Shortly after that, Joseph shouldered his cradle and started for home, paying no heed to the men who urged him to ride on the wagon. He was asked to ride twice, but refused and said, angrily, that he would walk. He had been severely beaten by Aaron and was emotionally distressed by the fight. Instead of escalating the conflict, he attempted to walk home alone.
Joshua Headley, John Wright and Aaron followed some time after in a wagon. At the canal bridge, a short distance down the road, they overtook Joseph, walking slowly. Joshua stopped the team and again urged Joseph to ride. He made no reply, but glowering at Aaron, who was sitting on a rear seat, he raised his cradle from his shoulder and struck at him. Aaron tried to fend off the blow with his own cradle, but it was knocked from his hands as Joseph's implement cut through the fingers of Aaron's cradle, falling upon the ground. Aaron sprang from the wagon in an effort to make his escape from his assailant, but he stumbled and fell as he reached the ground.
As Joseph strode toward him, he tried to crawl out of reach, but his attacker continued his approach. Joseph raised his cradle high and brought the cradle down on Aaron's neck, the scythe cutting deep, blood spurting like a fountain. Joshua had cried out not to strike Aaron, but the sharp tool was too swift to be stayed in its descent.

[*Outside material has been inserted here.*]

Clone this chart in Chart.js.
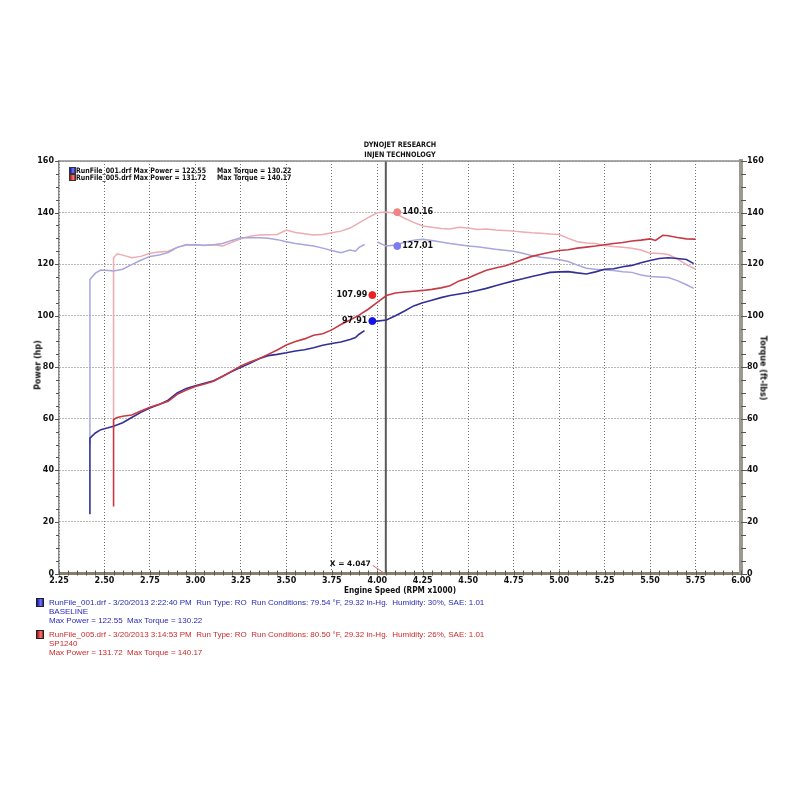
<!DOCTYPE html>
<html>
<head>
<meta charset="utf-8">
<script src="https://cdn.jsdelivr.net/npm/chart.js@4.4.0/dist/chart.umd.min.js"></script>
<style>
  body { margin: 0; background: #fff; }
  #wrap { position: relative; width: 800px; height: 800px; overflow: hidden; }
  #grafico { position: absolute; left: 0; top: 0; }
  .t { position: absolute; white-space: nowrap; font-family: "DejaVu Sans", sans-serif; font-weight: bold; color: #111; }
  #titulo { left: 300px; width: 200px; top: 140px; text-align: center; font-size: 7.5px; line-height: 9.5px; transform: scaleX(0.86); }
  #legTop { left: 69px; top: 167px; font-size: 7.5px; line-height: 7px; }
  #legTop div { position: relative; height: 6.6px; }
  #legTop span.sq { position: absolute; left: 0; top: 0; width: 5px; height: 5px; border: 1px solid #333; }
  #legTop span.a, #legTop span.b { position: absolute; transform: scaleX(0.835); transform-origin: 0 0; }
  #legTop span.a { left: 7px; }
  #legTop span.b { left: 148px; }
  #yTitle { left: 38px; top: 365px; font-size: 8px; transform: translate(-50%, -50%) rotate(-90deg); }
  #y2Title { left: 763px; top: 368px; font-size: 8px; transform: translate(-50%, -50%) rotate(90deg); }
  #xTitle { left: 400px; top: 590px; font-size: 8px; transform: translate(-50%, -50%) scaleX(0.92); }
  #legBottom { position: absolute; left: 36px; top: 597.5px; font-family: "Liberation Sans", Arial, sans-serif; font-size: 8px; line-height: 9px; }
  #legBottom .run { position: relative; padding-left: 13px; margin-bottom: 5px; }
  #legBottom .sq { position: absolute; left: 0; top: 0.5px; width: 6px; height: 7px; border: 1px solid #222; }
  .blue { color: #2a2ab4; }
  .red { color: #cc2a2a; }
  .sqb { background: linear-gradient(90deg, #1010a0, #7878ff 65%, #1a1aa8); }
  .sqr { background: linear-gradient(90deg, #a01010, #ff7878 65%, #b01a1a); }
</style>
</head>
<body>
<div id="wrap">
  <canvas id="grafico" width="800" height="800"></canvas>
  <div class="t" id="titulo">DYNOJET RESEARCH<br>INJEN TECHNOLOGY</div>
  <div class="t" id="legTop">
    <div><span class="sq sqb"></span><span class="a">RunFile_001.drf Max Power = 122.55</span><span class="b">Max Torque = 130.22</span></div>
    <div><span class="sq sqr"></span><span class="a">RunFile_005.drf Max Power = 131.72</span><span class="b">Max Torque = 140.17</span></div>
  </div>
  <div class="t" id="yTitle">Power (hp)</div>
  <div class="t" id="y2Title">Torque (ft-lbs)</div>
  <div class="t" id="xTitle">Engine Speed (RPM x1000)</div>
  <div id="legBottom">
    <div class="run blue"><span class="sq sqb"></span>RunFile_001.drf - 3/20/2013 2:22:40 PM&nbsp; Run Type: RO&nbsp; Run Conditions: 79.54 &deg;F, 29.32 in-Hg.&nbsp; Humidity: 30%, SAE: 1.01<br>BASELINE<br>Max Power = 122.55&nbsp; Max Torque = 130.22</div>
    <div class="run red"><span class="sq sqr"></span>RunFile_005.drf - 3/20/2013 3:14:53 PM&nbsp; Run Type: RO&nbsp; Run Conditions: 80.50 &deg;F, 29.32 in-Hg.&nbsp; Humidity: 26%, SAE: 1.01<br>SP1240<br>Max Power = 131.72&nbsp; Max Torque = 140.17</div>
  </div>
</div>
<script>
// RunFile_001 (BASELINE) - rpm x1000, power (hp), torque (ft-lbs); null = gap in the run
var rpmBase = [2.42, 2.42, 2.45, 2.48, 2.52, 2.55, 2.60, 2.65, 2.70, 2.75,
  2.80, 2.85, 2.90, 2.95, 3.00, 3.05, 3.10, 3.15, 3.20, 3.25,
  3.30, 3.35, 3.40, 3.45, 3.50, 3.55, 3.60, 3.65, 3.70, 3.75,
  3.80, 3.85, 3.88, 3.90, 3.93, 3.95, 3.97, 4.00, 4.05, 4.10,
  4.15, 4.20, 4.25, 4.30, 4.35, 4.40, 4.45, 4.50, 4.55, 4.60,
  4.65, 4.70, 4.75, 4.80, 4.85, 4.90, 4.95, 5.00, 5.05, 5.10,
  5.15, 5.20, 5.25, 5.30, 5.35, 5.40, 5.45, 5.50, 5.55, 5.60,
  5.65, 5.70, 5.74]
var hpBase = [23, 52.5, 54.5, 55.8, 56.5, 57.1, 58.5, 60.5, 62.5, 64.2,
  65.5, 67.2, 70.0, 71.8, 72.8, 73.8, 74.8, 76.5, 78.3, 80.0,
  81.5, 83.3, 84.5, 85.0, 85.6, 86.3, 86.8, 87.6, 88.5, 89.2,
  89.8, 90.8, 91.5, 92.8, 94.2, null, 97.9, 97.9, 98.3, 100.0,
  101.8, 103.8, 105.0, 106.0, 107.0, 107.8, 108.4, 109.0, 109.8, 110.6,
  111.6, 112.6, 113.5, 114.3, 115.2, 116.0, 116.8, 117.0, 117.1, 116.6,
  116.2, 117.0, 118.0, 118.2, 119.0, 119.5, 120.5, 121.4, 122.2, 122.5,
  122.2, 121.8, 120.2]
var tqBase = [50, 114, 116.5, 117.7, 117.5, 117.3, 118.0, 119.8, 121.5, 123.0,
  123.5, 124.5, 126.5, 127.4, 127.5, 127.3, 127.5, 128.0, 129.2, 130.2,
  130.2, 130.2, 130.0, 129.5, 128.7, 128.0, 127.5, 127.0, 126.2, 125.3,
  124.4, 125.5, 125.0, 126.5, 127.6, null, null, 128.6, 127.0, 127.4,
  128.5, 129.3, 129.6, 129.2, 128.6, 128.0, 127.5, 127.0, 126.7, 126.3,
  125.8, 125.4, 125.0, 124.2, 123.3, 122.7, 122.3, 121.8, 121.0, 119.6,
  118.4, 118.0, 117.7, 117.5, 117.0, 116.8, 115.8, 115.2, 115.0, 114.8,
  113.6, 112.0, 110.6]

// RunFile_005 (SP1240)
var rpmSp = [2.55, 2.55, 2.57, 2.60, 2.65, 2.70, 2.75, 2.80, 2.85, 2.90,
  2.95, 3.00, 3.05, 3.10, 3.15, 3.20, 3.25, 3.30, 3.35, 3.40,
  3.45, 3.50, 3.55, 3.60, 3.65, 3.70, 3.75, 3.80, 3.85, 3.90,
  3.95, 4.00, 4.05, 4.10, 4.15, 4.20, 4.25, 4.30, 4.35, 4.40,
  4.45, 4.50, 4.55, 4.60, 4.65, 4.70, 4.75, 4.80, 4.85, 4.90,
  4.95, 5.00, 5.05, 5.10, 5.15, 5.20, 5.25, 5.30, 5.35, 5.40,
  5.45, 5.50, 5.53, 5.57, 5.60, 5.65, 5.70, 5.75]
var hpSp = [26, 59.7, 60.5, 61.0, 61.5, 63.0, 64.5, 65.6, 66.8, 69.5,
  71.2, 72.5, 73.5, 74.6, 76.5, 78.5, 80.5, 82.0, 83.3, 85.0,
  86.7, 88.6, 90.0, 91.0, 92.4, 93.0, 94.5, 96.6, 98.3, 100.2,
  102.5, 105.2, 107.8, 108.8, 109.2, 109.5, 109.8, 110.2, 110.8, 111.6,
  113.5, 114.6, 116.2, 117.6, 118.5, 119.3, 120.4, 121.8, 123.0, 123.8,
  124.6, 125.3, 125.6, 126.2, 126.6, 127.0, 127.5, 128.0, 128.4, 129.0,
  129.3, 129.8, 129.2, 131.2, 131.0, 130.3, 129.8, 129.7]
var tqSp = [56, 122.5, 124.0, 123.5, 122.5, 123.0, 124.2, 124.7, 125.0, 126.5,
  127.6, 127.4, 127.2, 127.5, 127.0, 128.5, 129.8, 130.8, 131.3, 131.4,
  131.5, 133.2, 132.3, 131.8, 131.3, 131.5, 132.2, 132.8, 134.0, 136.0,
  138.0, 139.9, 140.2, 139.6, 137.8, 136.2, 134.8, 134.3, 133.8, 133.6,
  134.3, 134.0, 133.4, 133.6, 133.2, 133.0, 132.8, 132.5, 132.2, 132.0,
  131.7, 131.5, 130.0, 128.7, 128.2, 128.0, 127.2, 126.8, 126.5, 126.2,
  125.5, 124.2, 124.2, 124.0, 123.7, 122.0, 119.8, 118.0]

// cursor readout
var cursorRpm = 4.047
var markerPowerRpm = 3.973
var markerTorqueRpm = 4.11
var powerAtCursor = [97.91, 107.99]   // baseline, SP1240
var torqueAtCursor = [127.01, 140.16] // baseline, SP1240

function pontos(xs, ys) {
  return xs.map(function (v, i) { return { x: v, y: ys[i] } })
}

var fonteEixo = { family: "DejaVu Sans", size: 8, weight: "bold" }
var corGrade = "rgba(105,105,105,0.95)"

var extras = {
  id: "extras",
  beforeDatasetsDraw: function (chart) {
    var ctx = chart.ctx, a = chart.chartArea, x = chart.scales.x
    var cx = x.getPixelForValue(cursorRpm)
    ctx.save()
    ctx.strokeStyle = "#5a5a5a"
    ctx.lineWidth = 2
    ctx.beginPath()
    ctx.moveTo(cx, a.top)
    ctx.lineTo(cx, a.bottom)
    ctx.stroke()
    ctx.restore()
  },
  afterDatasetsDraw: function (chart) {
    var ctx = chart.ctx, a = chart.chartArea, x = chart.scales.x, y = chart.scales.y
    ctx.save()
    // frame top
    ctx.strokeStyle = "#8c8c8c"
    ctx.lineWidth = 1.5
    ctx.beginPath()
    ctx.moveTo(a.left, a.top)
    ctx.lineTo(a.right, a.top)
    ctx.stroke()
    // minor ticks
    ctx.strokeStyle = "#555"
    ctx.lineWidth = 1
    ctx.beginPath()
    for (var v = 2.25; v <= 6.0001; v += 0.05) {
      var px = Math.round(x.getPixelForValue(v)) + 0.5
      ctx.moveTo(px, a.bottom - 3)
      ctx.lineTo(px, a.bottom + 2)
    }
    for (var w = 0; w <= 160; w += 5) {
      var py = Math.round(y.getPixelForValue(w)) + 0.5
      var len = (w % 20 === 0) ? 4 : 3
      ctx.moveTo(a.left - len, py)
      ctx.lineTo(a.left, py)
      ctx.moveTo(a.right, py)
      ctx.lineTo(a.right + len + 2, py)
    }
    ctx.stroke()
    // marker labels
    ctx.font = "bold 8px 'DejaVu Sans'"
    ctx.fillStyle = "#111"
    ctx.textBaseline = "middle"
    ctx.textAlign = "right"
    powerAtCursor.forEach(function (p) {
      ctx.fillText(p.toFixed(2), x.getPixelForValue(markerPowerRpm) - 5, y.getPixelForValue(p))
    })
    ctx.textAlign = "left"
    torqueAtCursor.forEach(function (t) {
      ctx.fillText(t.toFixed(2), x.getPixelForValue(markerTorqueRpm) + 5, y.getPixelForValue(t))
    })
    // cursor readout
    var cx = x.getPixelForValue(cursorRpm)
    ctx.font = "bold 7.5px 'DejaVu Sans'"
    ctx.textAlign = "right"
    ctx.fillText("X = " + cursorRpm.toFixed(3), cx - 15, a.bottom - 9)
    ctx.strokeStyle = "#d07070"
    ctx.beginPath()
    ctx.moveTo(cx - 13, a.bottom - 8)
    ctx.lineTo(cx - 1, a.bottom)
    ctx.stroke()
    ctx.restore()
  }
}

new Chart(document.getElementById("grafico").getContext("2d"), {
  type: "line",
  data: {
    datasets: [
      { data: [{ x: markerPowerRpm, y: powerAtCursor[0] }], showLine: false, pointRadius: 3.5, pointBackgroundColor: "#1414e6", pointBorderColor: "#1414e6" },
      { data: [{ x: markerPowerRpm, y: powerAtCursor[1] }], showLine: false, pointRadius: 3.5, pointBackgroundColor: "#ec2020", pointBorderColor: "#ec2020" },
      { data: [{ x: markerTorqueRpm, y: torqueAtCursor[0] }], yAxisID: "y2", showLine: false, pointRadius: 3.5, pointBackgroundColor: "#7c7cf0", pointBorderColor: "#7c7cf0" },
      { data: [{ x: markerTorqueRpm, y: torqueAtCursor[1] }], yAxisID: "y2", showLine: false, pointRadius: 3.5, pointBackgroundColor: "#f08282", pointBorderColor: "#f08282" },
      { label: "Power SP1240", data: pontos(rpmSp, hpSp), borderColor: "rgb(198,58,70)", borderWidth: 1.6 },
      { label: "Power Baseline", data: pontos(rpmBase, hpBase), borderColor: "rgb(50,48,150)", borderWidth: 1.6 },
      { label: "Torque Baseline", data: pontos(rpmBase, tqBase), yAxisID: "y2", borderColor: "rgb(168,166,220)", borderWidth: 1.5 },
      { label: "Torque SP1240", data: pontos(rpmSp, tqSp), yAxisID: "y2", borderColor: "rgb(236,172,176)", borderWidth: 1.5 }
    ]
  },
  options: {
    responsive: false,
    animation: false,
    spanGaps: false,
    layout: { padding: { left: 0, right: 0, top: 161, bottom: 199.5 } },
    elements: { point: { radius: 0 }, line: { tension: 0 } },
    plugins: { legend: { display: false }, tooltip: { enabled: false } },
    scales: {
      x: {
        type: "linear", min: 2.25, max: 6.0,
        afterFit: function (s) { s.height = 27 },
        ticks: { stepSize: 0.25, padding: 3, color: "#111", font: fonteEixo, maxRotation: 0,
          callback: function (v) { return v.toFixed(2) } },
        grid: { color: corGrade, drawTicks: false, lineWidth: 1 },
        border: { color: "#857f6c", width: 3, dash: [1, 2] }
      },
      y: {
        position: "left", min: 0, max: 160,
        afterFit: function (s) { s.width = 59 },
        ticks: { stepSize: 20, padding: 5, color: "#111", font: fonteEixo },
        grid: { color: corGrade, drawTicks: false, lineWidth: 1 },
        border: { color: "#8c8c8c", width: 1.5, dash: [1, 2] }
      },
      y2: {
        position: "right", min: 0, max: 160,
        afterFit: function (s) { s.width = 59 },
        ticks: { stepSize: 20, padding: 6, color: "#111", font: fonteEixo },
        grid: { display: false, drawTicks: false },
        border: { color: "#9a9a90", width: 4 }
      }
    }
  },
  plugins: [extras]
});
</script>
</body>
</html>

Joshua rushed to Aaron, who was moaning, "Take it out, take it out." Samuel said to Joseph: "He will die," who replied, "Let him die." Joshua grasped the point, John Wright took hold of the handle and, bracing his foot against Aaron's neck, withdrew it. He shouted to Aaron to jump up and run. Aaron tried to put up his hand to stop the gushing blood, but it dropped onto his chest as he breathed his last there by the roadside on a scorching summer afternoon in July.
Joseph, looking down on the man he had felled, suddenly seemed to realize the enormity of his act. He knelt by the fence and prayed, not for himself, but for the unfortunate Aaron Cuttlehow. Then he rose, shouldered his bloody cradle and crossed the canal bridge for home. He did not turn when William Booz's wagon came down the road bearing Aaron's body.